06 outubro 2010

Crítica do jazz, uma linguagem em transformação














O jazz é elástico. O termo ganhou definitivamente o poder de conferir ao objeto denominado por ele o status de música de nível, música cabeça, música boa. E é elástico porque cabe em muitas músicas. Os limites entre um gênero e outro estão cada vez mais tênues, e os críticos vêm tendo dor de cabeça para enquadrar certas bandas ou músicos neste ou naquele estilo de jazz.

Sim, sempre houve os guetos, rótulos como progressive jazz, easy-listening jazz, soul jazz, NUjazz, etc, mas estão cada vez mais dispensáveis (ou inúteis) para certas frentes do jazz. Aliás, "frentes" é um termo mais adequado devido ao próprio caráter de transformação que parece ser inerente ao gênero, sempre em movimento rumo a novas formas de expressividade musical, como  gramáticas e sintaxes que se vão imiscuindo em uma linguagem.

Fazer a resenha de um CD de jazz significa avaliá-lo dentro de alguns aspectos que dizem respeito às especificidades e qualidades que uma gravação de jazz deve ter. A pergunta é: quais são elas? Improviso? Sonoridade pessoal? Padrão "pergunta-resposta"? Forma? Escala blues? Swing? Devoção à tradição? Creio que tudo isso junto, e mais o senso de que se "o que se quer fazer é jazz", uma intencionalidade, uma certa tendência a querer unir todos esses aspectos em um estilo musical e buscar uma voz expressiva que se aproxime de todos esses conceitos.
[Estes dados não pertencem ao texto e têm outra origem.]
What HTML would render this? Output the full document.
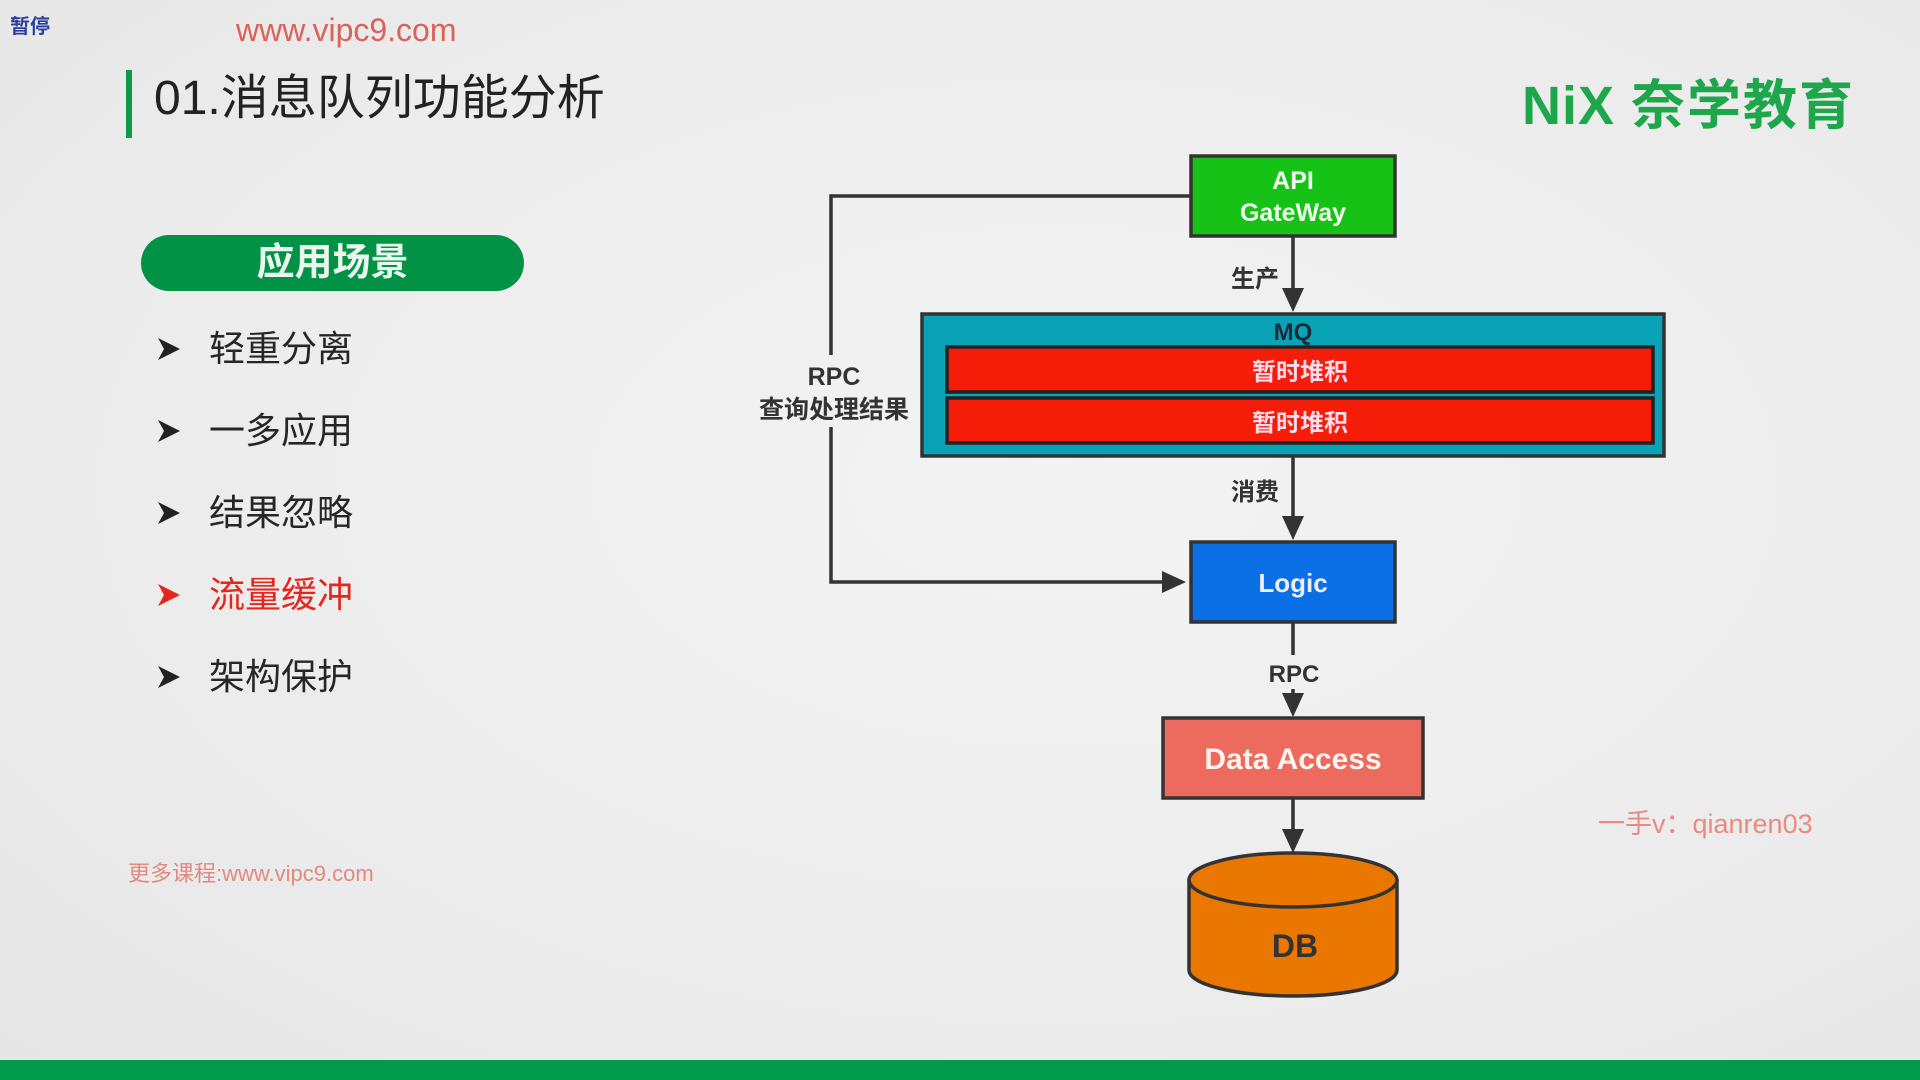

Escrevo isso após ouvir meu quarto programa que acabou de ir ao ar agora. Tentando traçar uma certa linha "evolutiva" na escolha do repertório, selecionei na seqüência dois artistas que se enquadrariam no que pode se chamar de jazz fusion: "Westchester Lady" (de Bob James, do álbum "Two"), seguida de "The song goes on" (de Herbie Hancock, de seu último "The Imagine Project", com Wayne Shorter, Chaka Khan e Anoushka Shankar). E ao ouvir as duas canções, fiquei pasmo. Como pode ser? Duas músicas tão díspares, com concepções estéticas tão distintas, sendo "engolidas" pelo mesmo rótulo?

As "vozes" musicais de Bob James e Herbie Hancock (ambos pianistas, ambos encantados pela instrumentação eletroacústica, ambos cheios de influências da black music e do funk) são nitidamente a maior diferença. Enquanto Bob James filtra a intensidade do black e do funk pelo seu toque leve e seus arranjos magistrais para cordas e orquestra - atenuando o calor da expressão e chamando atenção para as sutilezas e interações entre groove e fraseado - Herbie Hancock potencializa a expressividade pura, importando-se apenas em interagir com o sax de Shorter e com as vozes de Khan e Shankar, sob uma "pseudo" raga indiana produzida por tablas e cítaras mixadas a programação eletrônica. Se fôssemos levar em conta os aspectos acima citados, teríamos uma tabela assim:

                                    Bob James         Herbie Hancock
Improviso?                         OK                       OK
Sonoridade?                       OK                       OK
Pergunta e resposta?           OK                       OK
Forma?                              OK                       OK
Swing?                               OK                       OK
Blue note?                          OK                       OK (e outras "notes" também...)
Tradição?                            ?                             ?  (qual tradição?...)

Se formos pensar na tradição como uma seqüência do jazz pós-Coltrane, pós-Miles, e na devoção aos cânones do bebop, swing era ou hard-bop, aí fica difícil... mas se pensarmos na tradição da black music, do funk, da música pop, acho que também é um "OK" pros dois. E é tudo fusion. Tudo jazz.